Rabbinin rahmetini onlar mı bölüştürüyorlar? Dünya hayatında onların geçimliklerini aralarında biz paylaştırdık. Birbirlerine iş gördürmeleri için, (çeşitli alanlarda) kimini kimine, derece derece üstün kıldık. Rabbinin rahmeti, onların biriktirdikleri (dünyalık) şeylerden daha hayırlıdır.
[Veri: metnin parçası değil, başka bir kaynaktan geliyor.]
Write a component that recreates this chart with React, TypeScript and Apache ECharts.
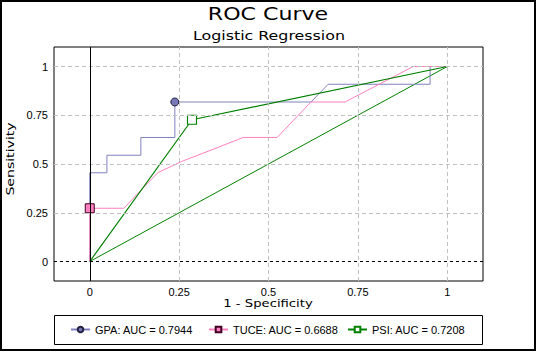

وَلَوۡلَآ أَن يَكُونَ ٱلنَّاسُ أُمَّةٗ وَٰحِدَةٗ لَّجَعَلۡنَا لِمَن يَكۡفُرُ بِٱلرَّحۡمَٰنِ لِبُيُوتِهِمۡ سُقُفٗا مِّن فِضَّةٖ وَمَعَارِجَ عَلَيۡهَا يَظۡهَرُونَ ٣٣
Ve eğer insanlar hep (küfre sapacak) bir ümmet olacak olmasa idi Biz o Rahmân’a küfreden kimselerin her hâlde evlerine gümüşten tavanlar ve üzerlerinde çıkacakları asansörler
İnsanlar küfürde birleşen bir tek ümmet olmayacak olsaydı, Rahman'ı inkar edenlerin evlerinin tavanları ve üzerine binip çıkacakları merdivenleri gümüşten yapardık.
Eğer bütün insanlar (kafirlere verdiğimiz nimetlere bakıp küfürde birleşen) bir tek ümmet olacak olmasalardı, Rahmân'ı inkar edenlerin evlerine gümüşten tavanlar ve üzerine çıkacakları merdivenler yapardık.